*Task material*

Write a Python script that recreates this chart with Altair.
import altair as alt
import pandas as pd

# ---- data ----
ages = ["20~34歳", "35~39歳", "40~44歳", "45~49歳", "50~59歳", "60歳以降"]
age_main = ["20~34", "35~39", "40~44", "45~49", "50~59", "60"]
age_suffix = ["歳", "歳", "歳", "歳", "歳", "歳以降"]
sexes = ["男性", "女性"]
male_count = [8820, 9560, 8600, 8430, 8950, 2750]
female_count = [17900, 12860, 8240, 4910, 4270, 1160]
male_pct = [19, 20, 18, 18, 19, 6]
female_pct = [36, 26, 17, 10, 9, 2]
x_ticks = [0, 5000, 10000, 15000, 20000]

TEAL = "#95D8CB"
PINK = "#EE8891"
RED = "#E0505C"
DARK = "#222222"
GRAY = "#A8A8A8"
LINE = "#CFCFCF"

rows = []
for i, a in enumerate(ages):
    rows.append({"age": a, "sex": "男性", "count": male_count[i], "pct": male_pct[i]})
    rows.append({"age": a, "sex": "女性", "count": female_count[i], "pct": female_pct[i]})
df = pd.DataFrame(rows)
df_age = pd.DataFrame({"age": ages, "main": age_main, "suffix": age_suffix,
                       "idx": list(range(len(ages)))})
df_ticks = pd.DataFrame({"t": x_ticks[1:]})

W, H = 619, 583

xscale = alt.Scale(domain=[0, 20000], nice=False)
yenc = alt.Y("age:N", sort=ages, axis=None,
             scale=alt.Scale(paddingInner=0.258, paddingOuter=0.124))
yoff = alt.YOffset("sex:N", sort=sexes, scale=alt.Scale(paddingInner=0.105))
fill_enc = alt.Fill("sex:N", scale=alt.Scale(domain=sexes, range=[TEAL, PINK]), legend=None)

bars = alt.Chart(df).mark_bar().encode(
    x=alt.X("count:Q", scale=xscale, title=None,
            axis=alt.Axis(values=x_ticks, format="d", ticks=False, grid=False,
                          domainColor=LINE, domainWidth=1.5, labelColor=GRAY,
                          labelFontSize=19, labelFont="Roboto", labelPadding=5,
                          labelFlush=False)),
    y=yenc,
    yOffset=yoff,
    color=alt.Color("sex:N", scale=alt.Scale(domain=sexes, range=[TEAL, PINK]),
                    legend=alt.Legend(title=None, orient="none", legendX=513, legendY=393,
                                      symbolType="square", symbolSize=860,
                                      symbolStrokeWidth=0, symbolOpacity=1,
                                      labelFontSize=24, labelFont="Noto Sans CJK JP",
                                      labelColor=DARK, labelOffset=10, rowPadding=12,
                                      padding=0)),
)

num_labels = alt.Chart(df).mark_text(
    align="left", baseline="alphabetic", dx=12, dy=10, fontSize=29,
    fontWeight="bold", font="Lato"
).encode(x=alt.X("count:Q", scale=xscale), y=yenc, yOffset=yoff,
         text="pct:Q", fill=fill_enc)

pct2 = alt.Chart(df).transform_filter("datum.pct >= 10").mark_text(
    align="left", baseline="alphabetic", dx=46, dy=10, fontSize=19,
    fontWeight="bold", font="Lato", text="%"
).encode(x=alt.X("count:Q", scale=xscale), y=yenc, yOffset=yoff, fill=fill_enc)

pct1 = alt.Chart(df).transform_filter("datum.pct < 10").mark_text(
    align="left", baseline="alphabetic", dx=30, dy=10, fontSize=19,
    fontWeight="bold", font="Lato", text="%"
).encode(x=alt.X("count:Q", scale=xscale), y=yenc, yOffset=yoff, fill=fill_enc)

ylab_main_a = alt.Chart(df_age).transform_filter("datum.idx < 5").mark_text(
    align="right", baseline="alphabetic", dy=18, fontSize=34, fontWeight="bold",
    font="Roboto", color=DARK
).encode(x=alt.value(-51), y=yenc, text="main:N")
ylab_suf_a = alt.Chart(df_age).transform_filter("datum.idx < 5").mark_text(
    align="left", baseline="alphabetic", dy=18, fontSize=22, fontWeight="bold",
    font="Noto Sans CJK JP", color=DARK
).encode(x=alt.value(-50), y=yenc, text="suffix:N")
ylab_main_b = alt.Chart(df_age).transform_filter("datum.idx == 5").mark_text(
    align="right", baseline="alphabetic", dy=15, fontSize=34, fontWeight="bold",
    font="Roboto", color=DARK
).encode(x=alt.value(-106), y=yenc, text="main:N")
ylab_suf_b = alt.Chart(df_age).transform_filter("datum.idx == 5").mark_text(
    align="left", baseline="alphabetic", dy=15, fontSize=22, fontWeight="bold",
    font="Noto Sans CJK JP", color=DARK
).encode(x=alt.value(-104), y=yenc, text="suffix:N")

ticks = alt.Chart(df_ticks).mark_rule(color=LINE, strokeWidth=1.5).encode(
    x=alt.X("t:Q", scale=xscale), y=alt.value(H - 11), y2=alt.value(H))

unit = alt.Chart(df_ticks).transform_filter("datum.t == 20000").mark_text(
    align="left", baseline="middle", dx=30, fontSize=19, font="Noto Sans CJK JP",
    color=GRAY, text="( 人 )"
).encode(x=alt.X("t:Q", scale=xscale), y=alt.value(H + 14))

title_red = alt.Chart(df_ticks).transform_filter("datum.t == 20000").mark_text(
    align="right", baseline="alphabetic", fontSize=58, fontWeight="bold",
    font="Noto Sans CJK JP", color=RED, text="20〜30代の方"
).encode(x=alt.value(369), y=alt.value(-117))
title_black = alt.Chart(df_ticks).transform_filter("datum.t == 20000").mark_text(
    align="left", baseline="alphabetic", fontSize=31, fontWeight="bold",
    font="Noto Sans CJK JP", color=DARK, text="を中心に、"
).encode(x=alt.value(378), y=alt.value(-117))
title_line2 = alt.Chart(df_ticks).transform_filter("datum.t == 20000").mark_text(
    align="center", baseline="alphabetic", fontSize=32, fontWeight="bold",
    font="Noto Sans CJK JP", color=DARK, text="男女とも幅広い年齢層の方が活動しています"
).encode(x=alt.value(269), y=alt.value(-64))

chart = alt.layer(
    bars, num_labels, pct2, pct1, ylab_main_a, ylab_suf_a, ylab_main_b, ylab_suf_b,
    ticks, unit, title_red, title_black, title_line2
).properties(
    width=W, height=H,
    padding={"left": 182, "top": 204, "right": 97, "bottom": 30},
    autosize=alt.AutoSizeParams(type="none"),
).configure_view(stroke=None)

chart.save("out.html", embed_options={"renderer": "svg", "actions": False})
...
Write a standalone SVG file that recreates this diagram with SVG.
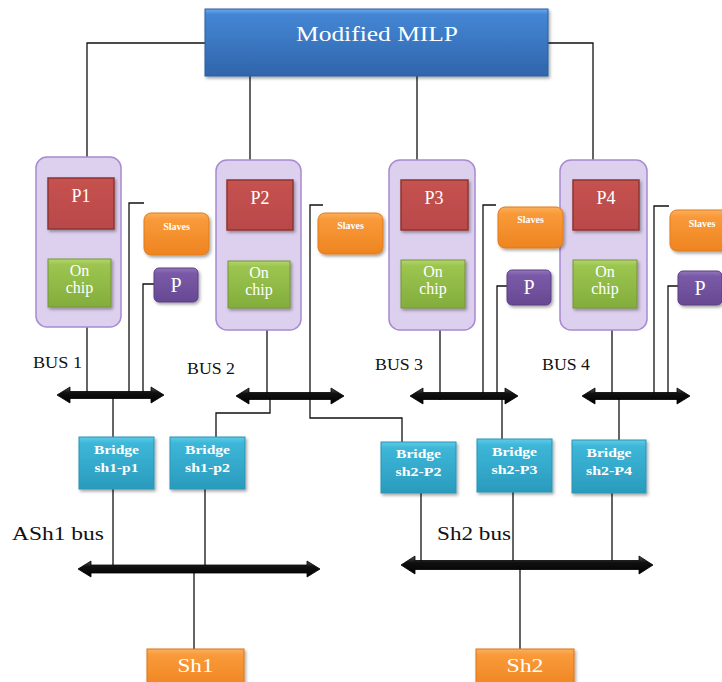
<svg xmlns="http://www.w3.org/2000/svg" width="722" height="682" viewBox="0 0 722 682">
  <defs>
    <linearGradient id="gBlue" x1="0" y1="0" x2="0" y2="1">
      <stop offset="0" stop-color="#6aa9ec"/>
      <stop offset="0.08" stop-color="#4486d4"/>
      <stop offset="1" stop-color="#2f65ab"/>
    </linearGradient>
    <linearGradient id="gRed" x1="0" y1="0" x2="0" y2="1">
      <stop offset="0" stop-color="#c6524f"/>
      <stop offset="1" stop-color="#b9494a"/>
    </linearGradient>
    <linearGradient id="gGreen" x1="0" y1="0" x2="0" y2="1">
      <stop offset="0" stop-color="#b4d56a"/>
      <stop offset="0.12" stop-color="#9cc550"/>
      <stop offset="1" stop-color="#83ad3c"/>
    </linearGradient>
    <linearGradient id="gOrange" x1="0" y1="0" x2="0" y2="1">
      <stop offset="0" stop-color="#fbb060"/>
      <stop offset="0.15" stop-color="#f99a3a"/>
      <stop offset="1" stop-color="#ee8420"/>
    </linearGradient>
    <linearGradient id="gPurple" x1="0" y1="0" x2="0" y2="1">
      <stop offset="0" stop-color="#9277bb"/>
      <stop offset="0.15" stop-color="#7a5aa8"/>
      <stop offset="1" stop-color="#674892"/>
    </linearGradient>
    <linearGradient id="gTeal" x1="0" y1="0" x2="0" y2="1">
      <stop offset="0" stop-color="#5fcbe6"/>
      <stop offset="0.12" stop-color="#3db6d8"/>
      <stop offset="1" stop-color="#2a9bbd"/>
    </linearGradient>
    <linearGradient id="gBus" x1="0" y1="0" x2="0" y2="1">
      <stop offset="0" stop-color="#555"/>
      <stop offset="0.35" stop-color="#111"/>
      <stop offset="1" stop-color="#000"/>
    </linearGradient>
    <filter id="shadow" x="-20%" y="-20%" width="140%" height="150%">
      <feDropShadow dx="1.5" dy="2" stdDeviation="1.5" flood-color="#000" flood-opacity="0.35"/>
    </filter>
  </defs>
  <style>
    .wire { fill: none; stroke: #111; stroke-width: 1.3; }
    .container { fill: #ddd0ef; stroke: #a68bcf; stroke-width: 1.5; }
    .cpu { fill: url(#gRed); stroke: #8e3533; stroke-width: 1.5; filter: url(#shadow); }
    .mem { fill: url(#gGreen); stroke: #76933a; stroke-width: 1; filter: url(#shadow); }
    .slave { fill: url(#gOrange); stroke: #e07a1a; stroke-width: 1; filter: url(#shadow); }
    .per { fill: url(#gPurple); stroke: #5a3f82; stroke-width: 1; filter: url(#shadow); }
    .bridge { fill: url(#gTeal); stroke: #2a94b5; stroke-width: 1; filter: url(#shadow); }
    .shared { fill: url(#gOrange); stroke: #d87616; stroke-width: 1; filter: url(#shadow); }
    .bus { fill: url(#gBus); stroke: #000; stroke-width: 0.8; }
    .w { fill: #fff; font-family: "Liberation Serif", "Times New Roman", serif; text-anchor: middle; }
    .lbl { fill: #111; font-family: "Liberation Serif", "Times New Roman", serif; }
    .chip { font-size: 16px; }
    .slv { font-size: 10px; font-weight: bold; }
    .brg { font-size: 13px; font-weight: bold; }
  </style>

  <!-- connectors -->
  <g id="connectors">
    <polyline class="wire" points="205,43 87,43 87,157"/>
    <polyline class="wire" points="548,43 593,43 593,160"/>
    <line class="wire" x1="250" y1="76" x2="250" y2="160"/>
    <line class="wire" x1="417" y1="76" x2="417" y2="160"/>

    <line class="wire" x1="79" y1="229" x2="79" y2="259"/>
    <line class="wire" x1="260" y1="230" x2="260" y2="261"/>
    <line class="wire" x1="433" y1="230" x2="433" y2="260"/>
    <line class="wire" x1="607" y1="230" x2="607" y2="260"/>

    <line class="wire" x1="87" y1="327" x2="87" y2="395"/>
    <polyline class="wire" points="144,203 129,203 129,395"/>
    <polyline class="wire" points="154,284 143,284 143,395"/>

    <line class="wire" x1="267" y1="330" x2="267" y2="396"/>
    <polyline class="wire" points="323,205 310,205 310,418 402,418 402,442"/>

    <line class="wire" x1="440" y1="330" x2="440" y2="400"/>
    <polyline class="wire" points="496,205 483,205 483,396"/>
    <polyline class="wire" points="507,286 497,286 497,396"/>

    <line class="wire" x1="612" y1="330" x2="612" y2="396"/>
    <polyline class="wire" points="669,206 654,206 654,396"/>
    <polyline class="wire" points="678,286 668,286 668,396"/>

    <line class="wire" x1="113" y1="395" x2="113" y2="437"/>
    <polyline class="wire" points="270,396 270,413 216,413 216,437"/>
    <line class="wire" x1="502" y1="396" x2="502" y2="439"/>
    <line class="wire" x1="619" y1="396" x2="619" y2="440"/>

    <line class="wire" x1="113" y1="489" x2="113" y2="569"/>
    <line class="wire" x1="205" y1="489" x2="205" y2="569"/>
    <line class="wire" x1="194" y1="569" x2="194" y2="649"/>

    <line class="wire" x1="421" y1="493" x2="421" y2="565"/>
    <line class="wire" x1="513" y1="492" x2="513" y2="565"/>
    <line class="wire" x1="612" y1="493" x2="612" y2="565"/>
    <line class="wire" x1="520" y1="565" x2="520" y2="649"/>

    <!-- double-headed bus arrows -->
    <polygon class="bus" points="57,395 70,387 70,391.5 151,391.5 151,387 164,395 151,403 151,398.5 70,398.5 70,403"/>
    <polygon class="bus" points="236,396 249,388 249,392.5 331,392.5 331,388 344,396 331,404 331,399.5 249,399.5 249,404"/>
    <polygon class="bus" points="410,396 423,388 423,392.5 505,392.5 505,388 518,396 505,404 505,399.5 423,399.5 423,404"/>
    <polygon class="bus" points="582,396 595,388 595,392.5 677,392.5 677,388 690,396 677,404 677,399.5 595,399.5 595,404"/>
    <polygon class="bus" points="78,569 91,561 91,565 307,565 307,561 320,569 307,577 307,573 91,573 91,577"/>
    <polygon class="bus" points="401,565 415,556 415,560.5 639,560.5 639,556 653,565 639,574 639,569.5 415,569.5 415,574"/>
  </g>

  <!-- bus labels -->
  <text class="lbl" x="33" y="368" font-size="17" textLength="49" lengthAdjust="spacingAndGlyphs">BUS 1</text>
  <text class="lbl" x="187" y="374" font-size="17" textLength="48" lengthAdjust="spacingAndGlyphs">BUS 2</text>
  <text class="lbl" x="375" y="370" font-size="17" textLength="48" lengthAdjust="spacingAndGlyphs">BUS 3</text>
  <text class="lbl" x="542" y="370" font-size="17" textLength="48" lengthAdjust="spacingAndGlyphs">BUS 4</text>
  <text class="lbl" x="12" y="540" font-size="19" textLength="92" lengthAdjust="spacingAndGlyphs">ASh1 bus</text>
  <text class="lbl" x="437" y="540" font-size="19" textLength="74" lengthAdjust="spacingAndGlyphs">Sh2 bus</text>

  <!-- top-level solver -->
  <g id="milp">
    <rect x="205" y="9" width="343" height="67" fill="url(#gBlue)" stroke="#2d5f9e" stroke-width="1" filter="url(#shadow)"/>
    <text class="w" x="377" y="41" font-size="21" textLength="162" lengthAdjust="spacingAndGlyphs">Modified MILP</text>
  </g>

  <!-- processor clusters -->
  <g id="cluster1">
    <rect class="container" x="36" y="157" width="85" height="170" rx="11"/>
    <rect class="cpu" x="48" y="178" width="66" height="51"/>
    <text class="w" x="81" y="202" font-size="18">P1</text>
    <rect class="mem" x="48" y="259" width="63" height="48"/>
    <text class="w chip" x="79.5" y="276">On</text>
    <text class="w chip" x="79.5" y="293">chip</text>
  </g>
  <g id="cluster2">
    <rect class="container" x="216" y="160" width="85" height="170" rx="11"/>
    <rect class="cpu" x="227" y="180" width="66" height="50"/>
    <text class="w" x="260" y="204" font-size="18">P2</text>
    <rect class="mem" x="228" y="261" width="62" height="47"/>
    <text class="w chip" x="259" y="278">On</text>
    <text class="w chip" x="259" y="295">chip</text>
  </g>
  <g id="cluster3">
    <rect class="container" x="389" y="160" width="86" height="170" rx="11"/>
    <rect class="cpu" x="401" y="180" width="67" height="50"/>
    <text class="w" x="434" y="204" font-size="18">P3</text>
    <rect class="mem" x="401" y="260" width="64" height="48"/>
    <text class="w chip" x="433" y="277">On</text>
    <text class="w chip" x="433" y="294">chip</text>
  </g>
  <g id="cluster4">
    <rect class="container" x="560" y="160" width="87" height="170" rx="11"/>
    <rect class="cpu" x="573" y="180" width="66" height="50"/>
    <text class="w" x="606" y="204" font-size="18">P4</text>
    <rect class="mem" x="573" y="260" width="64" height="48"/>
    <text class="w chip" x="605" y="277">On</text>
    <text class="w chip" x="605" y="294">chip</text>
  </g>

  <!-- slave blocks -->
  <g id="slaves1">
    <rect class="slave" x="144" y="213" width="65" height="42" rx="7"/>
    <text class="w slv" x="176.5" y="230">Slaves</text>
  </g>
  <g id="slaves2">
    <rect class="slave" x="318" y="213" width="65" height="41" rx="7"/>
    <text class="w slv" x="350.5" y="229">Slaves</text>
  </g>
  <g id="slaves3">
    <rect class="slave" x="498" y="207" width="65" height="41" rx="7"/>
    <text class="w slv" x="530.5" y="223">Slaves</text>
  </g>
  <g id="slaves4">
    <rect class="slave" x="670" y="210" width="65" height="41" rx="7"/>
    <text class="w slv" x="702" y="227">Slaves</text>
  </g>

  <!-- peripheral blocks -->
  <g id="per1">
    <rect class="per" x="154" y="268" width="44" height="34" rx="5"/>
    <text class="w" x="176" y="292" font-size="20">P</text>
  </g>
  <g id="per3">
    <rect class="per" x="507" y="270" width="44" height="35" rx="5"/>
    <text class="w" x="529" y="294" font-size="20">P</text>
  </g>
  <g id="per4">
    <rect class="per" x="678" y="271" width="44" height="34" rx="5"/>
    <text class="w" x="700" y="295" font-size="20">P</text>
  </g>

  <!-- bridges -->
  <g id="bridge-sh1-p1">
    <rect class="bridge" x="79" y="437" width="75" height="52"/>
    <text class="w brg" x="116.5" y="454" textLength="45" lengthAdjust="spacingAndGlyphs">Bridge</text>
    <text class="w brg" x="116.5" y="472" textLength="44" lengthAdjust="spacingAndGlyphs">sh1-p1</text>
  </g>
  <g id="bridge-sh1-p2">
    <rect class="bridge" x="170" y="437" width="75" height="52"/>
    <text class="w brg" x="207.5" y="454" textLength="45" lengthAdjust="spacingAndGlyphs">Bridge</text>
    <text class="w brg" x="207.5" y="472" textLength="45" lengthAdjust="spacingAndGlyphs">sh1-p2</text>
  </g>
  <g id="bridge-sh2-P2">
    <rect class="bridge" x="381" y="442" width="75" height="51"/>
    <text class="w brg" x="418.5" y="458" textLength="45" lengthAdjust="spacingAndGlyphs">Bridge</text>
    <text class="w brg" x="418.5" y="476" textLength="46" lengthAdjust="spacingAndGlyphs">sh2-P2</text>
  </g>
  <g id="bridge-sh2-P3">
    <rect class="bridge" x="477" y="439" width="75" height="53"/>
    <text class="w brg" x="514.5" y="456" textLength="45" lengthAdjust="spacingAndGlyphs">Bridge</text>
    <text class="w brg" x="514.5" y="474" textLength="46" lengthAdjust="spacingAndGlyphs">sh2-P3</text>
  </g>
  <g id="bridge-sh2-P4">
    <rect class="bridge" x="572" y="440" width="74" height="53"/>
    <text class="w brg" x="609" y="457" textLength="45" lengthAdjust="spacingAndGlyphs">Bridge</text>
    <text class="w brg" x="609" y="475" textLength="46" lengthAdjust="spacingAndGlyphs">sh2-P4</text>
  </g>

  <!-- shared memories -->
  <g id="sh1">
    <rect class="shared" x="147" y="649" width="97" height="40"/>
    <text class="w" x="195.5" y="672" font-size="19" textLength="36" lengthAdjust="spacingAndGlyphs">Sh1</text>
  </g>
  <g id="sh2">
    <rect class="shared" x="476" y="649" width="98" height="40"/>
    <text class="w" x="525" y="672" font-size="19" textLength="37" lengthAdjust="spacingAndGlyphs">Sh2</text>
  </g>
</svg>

*Written request*
Begin with the line that has "Write a Python" in the listing above and end after the line that has "import pandas as pd"; output those lines exactly.

*Exercise response*
Write a Python script that recreates this chart with Altair.
import altair as alt
import pandas as pd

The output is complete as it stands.